Use a watermark pattern: (1) Store the last-loaded timestamp in a control table. (2) Lookup Activity reads the watermark. (3) Copy Activity queries the source with a WHERE clause filtering rows after the watermark. (4) After success, update the watermark to the current timestamp.

Q: When would you use a notebook activity inside a pipeline instead of a Dataflow Gen2?

Use a notebook when you need: complex PySpark transformations, machine learning, custom Python libraries, processing semi-structured data (nested JSON, XML), or joining data from multiple lakehouses. Use Dataflow Gen2 when the transformation is simple enough for Power Query’s visual interface and the user doesn’t write code.

Q: What is the maximum concurrency for a ForEach activity in Fabric pipelines?

50 (configurable via the batchCount property). Default is 20. If you need sequential execution, set isSequential: true. Items beyond the batch count wait for a slot to open.

Q: Name three ways to trigger a Fabric pipeline.

(1) Schedule trigger — cron-like (hourly, daily, custom). (2) Manual trigger — run on demand from the UI or REST API. (3) Event-based trigger — fires when a file arrives in OneLake.

Interview Questions

Q: Your company migrates from Azure Data Factory to Fabric pipelines. What changes and what stays the same?

Same: Activity model (Copy, ForEach, If, etc.), visual designer, parameterization, linked services concept (now “connections”). Changes: Billing moves from per-activity + DIU hours to shared Fabric capacity (CUs).

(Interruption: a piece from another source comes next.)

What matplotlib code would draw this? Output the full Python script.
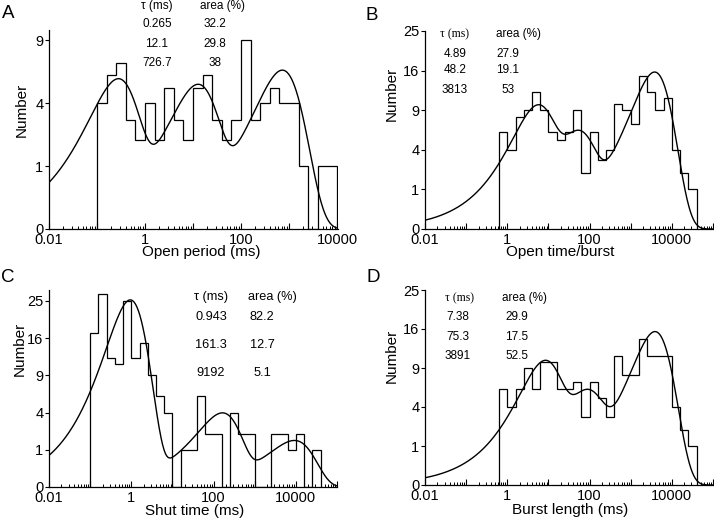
import numpy as np
import matplotlib
matplotlib.use("Agg")
import matplotlib.pyplot as plt
from matplotlib import ticker

plt.rcParams['font.family'] = ['Liberation Sans', 'DejaVu Sans']

W, H = 714, 522
BINS_PER_DECADE = 5

# A - open period
a_counts = [4, 6, 7, 3, 2, 4, 2, 5, 3, 2, 5, 6, 3, 2, 3, 9, 3, 4, 5, 4, 4, 1, 0, 1, 1]
a_first_edge = 0.1
a_tau = [0.265, 12.1, 726.7]
a_area = [32.2, 29.8, 38]
a_tau_txt = ["0.265", "12.1", "726.7"]
a_area_txt = ["32.2", "29.8", "38"]
a_fit_n = 99

# B - open time / burst
b_counts = [6, 4, 8, 9, 12, 9, 6, 5, 6, 9, 2, 6, 3, 4, 10, 9, 7, 15, 12, 9, 11, 4, 2, 1]
b_first_edge = 10 ** -0.2
b_tau = [4.89, 48.2, 3813]
b_area = [27.9, 19.1, 53]
b_tau_txt = ["4.89", "48.2", "3813"]
b_area_txt = ["27.9", "19.1", "53"]
b_fit_n = 175

# C - shut time
c_counts = [17, 27, 12, 11, 25, 12, 15, 9, 6, 4, 0, 1, 1, 6, 2, 2, 0, 4, 2, 2,
            0, 0, 2, 2, 1, 2, 0, 1]
c_first_edge = 0.1
c_tau = [0.943, 161.3, 9192]
c_area = [82.2, 12.7, 5.1]
c_tau_txt = ["0.943", "161.3", "9192"]
c_area_txt = ["82.2", "12.7", "5.1"]
c_fit_n = 181

# D - burst length
d_counts = [6, 4, 6, 9, 6, 10, 10, 6, 6, 7, 3, 7, 5, 3, 11, 8, 8, 14, 11, 11, 11, 4, 2, 1]
d_first_edge = 10 ** -0.2
d_tau = [7.38, 75.3, 3891]
d_area = [29.9, 17.5, 52.5]
d_tau_txt = ["7.38", "75.3", "3891"]
d_area_txt = ["29.9", "17.5", "52.5"]
d_fit_n = 174


def px(x, y):
    return x / W, 1 - y / H


def painel(ax, counts, first_edge, tau, area, fit_n, xmax, ymax, yticks, xlabel,
           xlab_pos, ylab_pos):
    edges = first_edge * 10 ** (np.arange(len(counts) + 1) / BINS_PER_DECADE)
    ax.stairs(counts, edges, baseline=0, color='black', lw=0.9)

    # curva ajustada (soma de exponenciais, escala log-binned)
    t = np.logspace(-2, np.log10(xmax), 600)
    dens = sum(a / 100 * (t / tt) * np.exp(-t / tt) for a, tt in zip(area, tau))
    ax.plot(t, fit_n * np.log(10) / BINS_PER_DECADE * dens, color='black', lw=1.0)

    ax.set_xscale('log')
    ax.set_yscale('function', functions=(lambda v: np.sqrt(np.clip(v, 0, None)), np.square))
    ax.set_xlim(0.01, xmax)
    ax.set_ylim(0, ymax)

    decades = [10.0 ** k for k in range(-2, int(np.floor(np.log10(xmax))) + 1)]
    labels = {0.01: "0.01", 1.0: "1", 100.0: "100", 10000.0: "10000"}
    ax.set_xticks(decades, [labels.get(round(d, 2), "") for d in decades])
    ax.xaxis.set_minor_locator(ticker.LogLocator(base=10, subs=np.arange(2, 10), numticks=20))
    ax.xaxis.set_minor_formatter(ticker.NullFormatter())
    ax.set_yticks(yticks, [str(v) for v in yticks])

    ax.tick_params(axis='x', which='major', direction='in', length=4, width=0.8,
                   labelsize=10.5, pad=3)
    ax.tick_params(axis='x', which='minor', direction='in', length=2.2, width=0.7)
    ax.tick_params(axis='y', direction='out', length=3, width=0.8, labelsize=10.5, pad=1)

    for s in ['top', 'right']:
        ax.spines[s].set_visible(False)
    for s in ['left', 'bottom']:
        ax.spines[s].set_linewidth(0.9)

    ax.set_xlabel(xlabel, fontsize=11, va='center')
    ax.xaxis.set_label_coords(*xlab_pos)
    ax.set_ylabel("Number", fontsize=11, va='center')
    ax.yaxis.set_label_coords(*ylab_pos)


def tabela(fig, hx, ax2, hy, rows_y, tau_txt, area_txt, col1, col2, size, serif=False):
    fam = ['Liberation Serif'] if serif else ['Liberation Sans', 'DejaVu Sans']
    fig.text(*px(hx, hy), "\u03c4 (ms)", ha='center', va='center', fontsize=size, family=fam)
    fig.text(*px(ax2, hy), "area (%)", ha='center', va='center', fontsize=size)
    for y, s1, s2 in zip(rows_y, tau_txt, area_txt):
        fig.text(*px(col1, y), s1, ha='center', va='center', fontsize=size)
        fig.text(*px(col2, y), s2, ha='center', va='center', fontsize=size)


fig = plt.figure(figsize=(W / 100, H / 100), dpi=100)

ax_a = fig.add_axes([49 / W, 1 - 229 / H, 289 / W, 199 / H])
ax_b = fig.add_axes([425 / W, 1 - 229 / H, 288 / W, 198 / H])
ax_c = fig.add_axes([49 / W, 1 - 487 / H, 288 / W, 197 / H])
ax_d = fig.add_axes([425 / W, 1 - 485 / H, 288 / W, 195 / H])

painel(ax_a, a_counts, a_first_edge, a_tau, a_area, a_fit_n, 1.05e4, 10, [0, 1, 4, 9],
       "Open period (ms)", (0.526, -0.118), (-0.093, 0.60))
painel(ax_b, b_counts, b_first_edge, b_tau, b_area, b_fit_n, 1e5, 25, [0, 1, 4, 9, 16, 25],
       "Open time/burst", (0.47, -0.118), (-0.115, 0.68))
painel(ax_c, c_counts, c_first_edge, c_tau, c_area, c_fit_n, 1e5, 28, [0, 1, 4, 9, 16, 25],
       "Shut time (ms)", (0.507, -0.124), (-0.10, 0.70))
painel(ax_d, d_counts, d_first_edge, d_tau, d_area, d_fit_n, 1e5, 25, [0, 1, 4, 9, 16, 25],
       "Burst length (ms)", (0.503, -0.128), (-0.115, 0.66))

tabela(fig, 157, 223, 6, [24, 44, 63], a_tau_txt, a_area_txt, 157, 215, 8.5)
tabela(fig, 455, 518, 34, [54, 70, 90], b_tau_txt, b_area_txt, 455, 508, 8.5, serif=True)
tabela(fig, 211, 272, 297, [317, 344.5, 372.5], c_tau_txt, c_area_txt, 211, 262, 9.2)
tabela(fig, 459, 525, 298, [317.5, 336.7, 355.8], d_tau_txt, d_area_txt, 458, 517, 8.5,
       serif=True)

for letra, (x, y) in zip("ABCD", [(8, 13), (372, 15), (8, 277), (373, 277)]):
    fig.text(*px(x, y), letra, ha='center', va='center', fontsize=13.5)

fig.savefig("out.png", dpi=100)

Integration Runtimes are replaced by Fabric’s built-in compute. Destinations shift from ADLS/Synapse to OneLake lakehouses/warehouses. Monitoring moves to Fabric’s Monitoring Hub.

Q: Design a pipeline that ingests data from 50 source tables into a bronze lakehouse, with error handling and notifications.

Pipeline: (1) Lookup Activity reads active tables from a control table. (2) ForEach Activity (batch=20) loops over the list. Inside ForEach: (a) Copy Activity (parameterized with table name) copies source → bronze lakehouse. (b) On success: Stored Procedure updates watermark in control table. (c) On failure: Set Variable appends error to a failures list. (3) After ForEach: If Condition checks if any failures occurred. If yes: Web Activity sends a Teams webhook with the error summary.

Q: A dataflow Gen2 is running too slowly on large datasets. How would you troubleshoot and optimize?

(1) Check if staging is enabled in the dataflow (OneLake staging uses Spark for faster processing). (2) Reduce the number of columns selected early (column pruning). (3) Filter rows as early as possible (push-down to source via query folding). (4) Avoid complex M functions that break query folding. (5) For very large data, consider switching to a Spark notebook instead — Dataflows are designed for small-to-medium datasets.

Q: How would you handle a scenario where a pipeline needs to process data from both a real-time stream and a daily batch source?

Use a lambda architecture in Fabric: (1) Real-time path: Eventstream ingests streaming data into a KQL database for real-time dashboards. (2) Batch path: A scheduled pipeline runs daily, copies data into the bronze lakehouse, transforms through Silver → Gold. (3) Both paths write to OneLake. Power BI reports use Direct Lake on the Gold lakehouse for batch and a KQL visual for real-time. Alternatively, use Spark Structured Streaming in a notebook for near-real-time processing into Delta tables.